SET EXERCISE: From the records below, transcribe only the lines running from the one with "Generate a web" through the one with "0.217, 0.63, 1.14];". Keep both of those end lines.

ENTRIES SHOWN:
○ ○ ○ ○ ○
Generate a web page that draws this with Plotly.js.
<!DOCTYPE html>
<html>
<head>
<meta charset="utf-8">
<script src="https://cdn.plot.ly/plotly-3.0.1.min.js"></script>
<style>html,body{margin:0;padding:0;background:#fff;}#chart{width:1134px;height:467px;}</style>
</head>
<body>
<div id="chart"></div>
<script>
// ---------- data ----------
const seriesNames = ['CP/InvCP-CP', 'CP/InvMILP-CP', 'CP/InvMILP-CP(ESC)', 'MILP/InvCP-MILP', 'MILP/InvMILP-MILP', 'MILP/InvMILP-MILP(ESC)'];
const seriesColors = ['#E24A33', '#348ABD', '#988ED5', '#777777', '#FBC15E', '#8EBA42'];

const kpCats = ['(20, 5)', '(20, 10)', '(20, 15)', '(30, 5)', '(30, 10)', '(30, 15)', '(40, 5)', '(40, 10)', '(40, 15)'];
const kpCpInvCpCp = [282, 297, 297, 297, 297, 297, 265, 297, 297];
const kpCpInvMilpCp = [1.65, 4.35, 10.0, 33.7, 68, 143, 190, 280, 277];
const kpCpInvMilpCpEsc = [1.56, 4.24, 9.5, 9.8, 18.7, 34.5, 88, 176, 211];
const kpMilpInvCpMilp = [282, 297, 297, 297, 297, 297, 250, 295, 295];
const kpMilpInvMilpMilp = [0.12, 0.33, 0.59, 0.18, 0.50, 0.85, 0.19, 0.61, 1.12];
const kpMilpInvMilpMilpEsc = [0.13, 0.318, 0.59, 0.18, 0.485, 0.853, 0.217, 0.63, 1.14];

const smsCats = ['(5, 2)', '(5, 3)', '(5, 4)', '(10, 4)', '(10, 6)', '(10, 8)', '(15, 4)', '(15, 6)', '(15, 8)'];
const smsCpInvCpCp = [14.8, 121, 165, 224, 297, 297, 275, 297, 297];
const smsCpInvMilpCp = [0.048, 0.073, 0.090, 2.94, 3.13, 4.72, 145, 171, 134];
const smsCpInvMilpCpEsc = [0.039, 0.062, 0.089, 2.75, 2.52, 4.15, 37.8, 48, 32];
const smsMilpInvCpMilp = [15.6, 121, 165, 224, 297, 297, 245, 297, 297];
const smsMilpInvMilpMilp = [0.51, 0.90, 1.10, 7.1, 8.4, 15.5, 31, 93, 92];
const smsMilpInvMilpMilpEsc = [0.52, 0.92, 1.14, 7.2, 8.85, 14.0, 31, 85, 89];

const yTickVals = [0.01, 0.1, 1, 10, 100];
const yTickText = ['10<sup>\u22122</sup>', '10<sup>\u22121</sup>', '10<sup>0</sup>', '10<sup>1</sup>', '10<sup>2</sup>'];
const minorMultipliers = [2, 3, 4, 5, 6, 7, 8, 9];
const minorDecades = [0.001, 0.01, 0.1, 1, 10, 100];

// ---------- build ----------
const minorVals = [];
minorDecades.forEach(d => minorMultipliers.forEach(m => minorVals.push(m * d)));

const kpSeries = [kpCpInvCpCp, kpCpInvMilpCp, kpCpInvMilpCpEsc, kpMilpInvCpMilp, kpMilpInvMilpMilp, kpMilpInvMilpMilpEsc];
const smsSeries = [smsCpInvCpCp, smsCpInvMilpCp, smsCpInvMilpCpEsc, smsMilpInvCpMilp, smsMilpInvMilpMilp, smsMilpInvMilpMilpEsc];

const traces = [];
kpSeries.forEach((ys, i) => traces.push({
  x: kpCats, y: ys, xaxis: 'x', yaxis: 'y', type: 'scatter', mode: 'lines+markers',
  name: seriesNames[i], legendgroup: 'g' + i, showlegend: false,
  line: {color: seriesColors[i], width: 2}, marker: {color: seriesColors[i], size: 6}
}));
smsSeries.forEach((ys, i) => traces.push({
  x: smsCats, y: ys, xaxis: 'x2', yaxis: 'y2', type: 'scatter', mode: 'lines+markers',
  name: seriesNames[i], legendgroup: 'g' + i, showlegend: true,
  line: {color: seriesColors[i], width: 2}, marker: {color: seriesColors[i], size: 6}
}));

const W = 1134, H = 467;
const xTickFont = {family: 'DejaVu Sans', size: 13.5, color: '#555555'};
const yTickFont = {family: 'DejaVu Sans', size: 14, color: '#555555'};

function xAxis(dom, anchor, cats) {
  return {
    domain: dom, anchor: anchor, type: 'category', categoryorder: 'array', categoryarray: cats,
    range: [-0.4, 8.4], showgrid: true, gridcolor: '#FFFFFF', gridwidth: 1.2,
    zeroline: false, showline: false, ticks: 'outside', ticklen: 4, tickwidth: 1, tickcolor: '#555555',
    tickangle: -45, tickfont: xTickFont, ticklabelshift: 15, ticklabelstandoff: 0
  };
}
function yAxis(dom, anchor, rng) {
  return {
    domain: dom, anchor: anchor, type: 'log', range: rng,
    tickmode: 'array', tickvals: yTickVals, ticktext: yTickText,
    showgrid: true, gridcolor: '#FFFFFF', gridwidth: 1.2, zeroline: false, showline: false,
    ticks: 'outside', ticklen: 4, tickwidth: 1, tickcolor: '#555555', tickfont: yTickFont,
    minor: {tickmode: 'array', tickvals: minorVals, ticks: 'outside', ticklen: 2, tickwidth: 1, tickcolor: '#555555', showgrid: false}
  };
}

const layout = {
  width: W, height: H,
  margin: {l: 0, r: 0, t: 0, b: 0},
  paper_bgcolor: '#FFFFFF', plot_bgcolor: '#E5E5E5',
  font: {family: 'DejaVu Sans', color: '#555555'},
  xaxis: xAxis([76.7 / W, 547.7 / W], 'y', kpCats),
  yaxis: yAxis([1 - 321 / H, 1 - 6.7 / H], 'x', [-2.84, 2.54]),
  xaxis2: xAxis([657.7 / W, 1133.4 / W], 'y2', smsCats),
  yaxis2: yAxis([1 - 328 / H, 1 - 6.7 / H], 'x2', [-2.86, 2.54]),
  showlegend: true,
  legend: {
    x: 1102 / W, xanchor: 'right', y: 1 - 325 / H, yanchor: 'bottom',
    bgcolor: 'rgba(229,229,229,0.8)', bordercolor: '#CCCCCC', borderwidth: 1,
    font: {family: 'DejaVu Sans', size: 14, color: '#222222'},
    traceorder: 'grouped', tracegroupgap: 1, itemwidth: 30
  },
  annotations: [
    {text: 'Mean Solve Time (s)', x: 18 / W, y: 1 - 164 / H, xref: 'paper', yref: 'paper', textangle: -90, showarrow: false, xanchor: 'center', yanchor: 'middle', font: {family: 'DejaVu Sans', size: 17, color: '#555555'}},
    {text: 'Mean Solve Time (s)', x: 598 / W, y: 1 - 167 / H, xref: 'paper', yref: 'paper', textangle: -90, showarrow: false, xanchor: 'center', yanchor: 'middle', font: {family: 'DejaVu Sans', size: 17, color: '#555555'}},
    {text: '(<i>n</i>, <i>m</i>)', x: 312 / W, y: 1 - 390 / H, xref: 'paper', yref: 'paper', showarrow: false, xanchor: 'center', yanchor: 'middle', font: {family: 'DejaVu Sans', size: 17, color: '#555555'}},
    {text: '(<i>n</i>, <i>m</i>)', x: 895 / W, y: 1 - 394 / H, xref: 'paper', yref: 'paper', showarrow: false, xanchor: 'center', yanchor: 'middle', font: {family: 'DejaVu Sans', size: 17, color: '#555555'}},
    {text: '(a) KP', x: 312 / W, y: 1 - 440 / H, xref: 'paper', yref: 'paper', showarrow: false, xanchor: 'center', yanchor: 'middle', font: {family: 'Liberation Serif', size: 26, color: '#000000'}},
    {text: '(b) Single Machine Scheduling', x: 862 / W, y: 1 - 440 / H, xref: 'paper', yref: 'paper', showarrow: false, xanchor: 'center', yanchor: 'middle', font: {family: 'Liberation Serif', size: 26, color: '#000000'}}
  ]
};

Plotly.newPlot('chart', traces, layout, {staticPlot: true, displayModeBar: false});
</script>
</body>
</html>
○ ○ ○ ○ ○
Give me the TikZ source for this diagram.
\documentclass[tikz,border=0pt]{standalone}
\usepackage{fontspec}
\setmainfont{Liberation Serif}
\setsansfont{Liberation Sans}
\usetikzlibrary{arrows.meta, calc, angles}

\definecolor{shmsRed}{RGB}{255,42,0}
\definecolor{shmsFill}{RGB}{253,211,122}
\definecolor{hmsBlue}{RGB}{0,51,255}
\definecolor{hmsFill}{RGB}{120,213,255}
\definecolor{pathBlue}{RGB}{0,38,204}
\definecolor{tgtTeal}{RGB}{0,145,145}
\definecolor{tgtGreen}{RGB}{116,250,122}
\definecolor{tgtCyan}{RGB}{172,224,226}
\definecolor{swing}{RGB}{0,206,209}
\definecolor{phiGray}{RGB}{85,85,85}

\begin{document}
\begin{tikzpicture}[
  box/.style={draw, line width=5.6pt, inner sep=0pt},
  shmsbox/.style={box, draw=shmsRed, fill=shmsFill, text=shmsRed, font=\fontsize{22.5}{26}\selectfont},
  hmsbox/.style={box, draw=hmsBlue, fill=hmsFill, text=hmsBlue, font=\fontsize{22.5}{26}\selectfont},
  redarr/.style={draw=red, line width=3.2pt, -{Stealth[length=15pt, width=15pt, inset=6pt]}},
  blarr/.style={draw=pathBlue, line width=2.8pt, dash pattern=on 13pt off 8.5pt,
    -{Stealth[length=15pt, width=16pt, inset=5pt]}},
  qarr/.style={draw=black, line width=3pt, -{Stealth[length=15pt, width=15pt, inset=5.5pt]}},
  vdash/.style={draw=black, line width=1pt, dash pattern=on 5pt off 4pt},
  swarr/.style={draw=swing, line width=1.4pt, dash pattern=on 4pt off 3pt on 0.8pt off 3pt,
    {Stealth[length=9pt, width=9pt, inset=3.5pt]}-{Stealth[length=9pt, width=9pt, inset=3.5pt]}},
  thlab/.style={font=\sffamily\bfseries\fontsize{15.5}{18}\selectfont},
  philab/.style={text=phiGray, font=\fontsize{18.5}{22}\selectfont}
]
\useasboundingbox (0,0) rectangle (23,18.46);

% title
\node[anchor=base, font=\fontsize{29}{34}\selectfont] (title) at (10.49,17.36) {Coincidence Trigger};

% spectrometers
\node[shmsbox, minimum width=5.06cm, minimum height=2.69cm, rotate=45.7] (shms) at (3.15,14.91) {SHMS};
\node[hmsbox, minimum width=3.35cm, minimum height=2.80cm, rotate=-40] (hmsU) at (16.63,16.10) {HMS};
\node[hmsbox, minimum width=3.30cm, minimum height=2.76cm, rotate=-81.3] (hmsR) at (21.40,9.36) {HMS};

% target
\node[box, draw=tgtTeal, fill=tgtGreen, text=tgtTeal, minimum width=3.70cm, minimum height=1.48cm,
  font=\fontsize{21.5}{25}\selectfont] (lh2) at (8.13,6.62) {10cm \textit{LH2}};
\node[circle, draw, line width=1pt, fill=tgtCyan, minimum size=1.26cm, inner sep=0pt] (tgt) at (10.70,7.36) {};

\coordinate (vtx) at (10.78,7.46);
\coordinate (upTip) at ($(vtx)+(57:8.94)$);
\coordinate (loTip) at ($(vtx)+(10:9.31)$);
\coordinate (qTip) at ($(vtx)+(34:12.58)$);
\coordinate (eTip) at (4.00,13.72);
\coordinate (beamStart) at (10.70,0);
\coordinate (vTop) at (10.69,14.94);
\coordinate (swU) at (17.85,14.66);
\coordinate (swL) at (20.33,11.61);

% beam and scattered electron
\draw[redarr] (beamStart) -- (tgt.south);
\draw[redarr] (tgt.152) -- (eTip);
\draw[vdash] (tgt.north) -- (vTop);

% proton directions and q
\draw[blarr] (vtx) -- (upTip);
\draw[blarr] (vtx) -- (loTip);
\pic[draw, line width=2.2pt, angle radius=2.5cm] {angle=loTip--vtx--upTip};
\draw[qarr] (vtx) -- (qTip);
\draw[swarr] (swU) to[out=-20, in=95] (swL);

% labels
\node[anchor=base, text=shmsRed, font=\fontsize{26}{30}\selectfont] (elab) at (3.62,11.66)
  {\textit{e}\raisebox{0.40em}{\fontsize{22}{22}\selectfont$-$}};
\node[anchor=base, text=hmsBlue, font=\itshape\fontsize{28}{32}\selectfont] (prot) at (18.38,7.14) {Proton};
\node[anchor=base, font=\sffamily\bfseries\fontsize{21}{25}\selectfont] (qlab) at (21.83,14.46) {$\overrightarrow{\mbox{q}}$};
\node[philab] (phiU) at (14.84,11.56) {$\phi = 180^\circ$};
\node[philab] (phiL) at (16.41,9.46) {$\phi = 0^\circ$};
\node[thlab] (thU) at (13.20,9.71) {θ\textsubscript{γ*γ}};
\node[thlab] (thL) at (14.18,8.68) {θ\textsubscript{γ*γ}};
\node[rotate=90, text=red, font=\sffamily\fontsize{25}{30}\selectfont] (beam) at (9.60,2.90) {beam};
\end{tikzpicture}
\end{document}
○ ○ ○ ○ ○
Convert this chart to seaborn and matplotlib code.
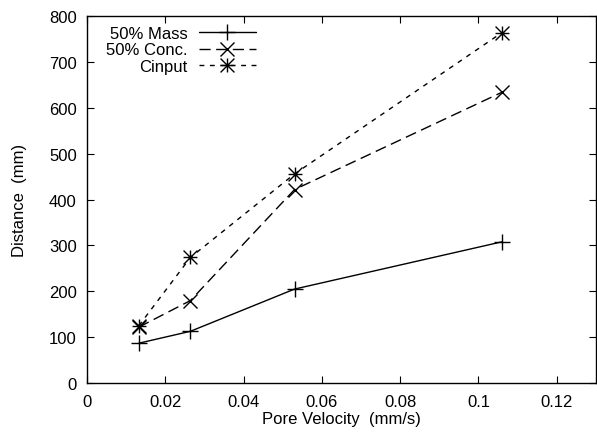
○ ○ ○ ○ ○
ANSWER TO THE TASK:
Generate a web page that draws this with Plotly.js.
<!DOCTYPE html>
<html>
<head>
<meta charset="utf-8">
<script src="https://cdn.plot.ly/plotly-3.0.1.min.js"></script>
<style>html,body{margin:0;padding:0;background:#fff;}#chart{width:1134px;height:467px;}</style>
</head>
<body>
<div id="chart"></div>
<script>
// ---------- data ----------
const seriesNames = ['CP/InvCP-CP', 'CP/InvMILP-CP', 'CP/InvMILP-CP(ESC)', 'MILP/InvCP-MILP', 'MILP/InvMILP-MILP', 'MILP/InvMILP-MILP(ESC)'];
const seriesColors = ['#E24A33', '#348ABD', '#988ED5', '#777777', '#FBC15E', '#8EBA42'];

const kpCats = ['(20, 5)', '(20, 10)', '(20, 15)', '(30, 5)', '(30, 10)', '(30, 15)', '(40, 5)', '(40, 10)', '(40, 15)'];
const kpCpInvCpCp = [282, 297, 297, 297, 297, 297, 265, 297, 297];
const kpCpInvMilpCp = [1.65, 4.35, 10.0, 33.7, 68, 143, 190, 280, 277];
const kpCpInvMilpCpEsc = [1.56, 4.24, 9.5, 9.8, 18.7, 34.5, 88, 176, 211];
const kpMilpInvCpMilp = [282, 297, 297, 297, 297, 297, 250, 295, 295];
const kpMilpInvMilpMilp = [0.12, 0.33, 0.59, 0.18, 0.50, 0.85, 0.19, 0.61, 1.12];
const kpMilpInvMilpMilpEsc = [0.13, 0.318, 0.59, 0.18, 0.485, 0.853, 0.217, 0.63, 1.14];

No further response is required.